Watching “The Nutcracker” over the holidays feels like drinking hot chocolate on a cold day — sweet, rich, familiar. It is a fairy tale once removed — a Christmas-party fantasy ornamented by a child’s ecstatic dreaming. The Richmond Ballet’s opening party scene, with courtly gentlemen, adorable children, and graceful women in gowns revealing the chiseled marble of their shoulders, sets a standard for color, light, and texture that the ballet sustains through its end.
The Richmond Symphony, as always, delivers Tchaikovsky’s music with practiced vivacity. Though we have heard it a million times before, the lush score performed live is a treat, unrolling in sparkling ribbons of sound, undistorted by shopping mall speakers. The choreography of the pas de deux by the Snow Queen and King (Lauren Fagone and Phillip Skaggs, in the cast I saw) and the Sugar Plum Fairy and her Cavalier (Valerie Tellmann and the accomplished Igor Antonov), while pretty, does not quite fulfill the music’s generous, dramatic sweep.
Casting can make or break a production whose appeal rests to some extent on the tried and true — on consistent delivery of well-loved scenes. RB made solid decisions in casting; for example, Angela Hutto and Shira Lanyi as the Spanish dancers — both gorgeous, combining technical facility with relaxed naturalism. Maggie Small as the snake, partnered with Kirk Henning in the ever-popular Arabian Dance, danced with perfect ease and luscious assurance. And all my critical faculties deserted me when Cecile Tuzzi came out as the Shepherdess with her tiny lambs.

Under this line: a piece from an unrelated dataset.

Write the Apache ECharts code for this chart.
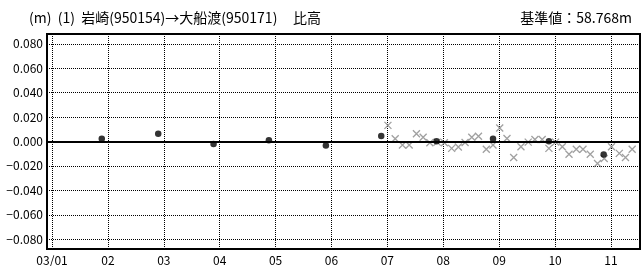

RB’s current Nutcracker — now five years old — shines brightest in its well-rehearsed ensemble work. The toys come to life and fight the mice; snowflakes whirl in the wind; flowers nod and dance around a butterfly. The ballet rests on the willing backs of children — the very young ones who play themselves at a party, or costumed as lambs, angels, rabbits; and particularly the teenaged soldiers, snowflakes, and flowers, who dance their hearts out and cover more ground than the rest of the cast combined.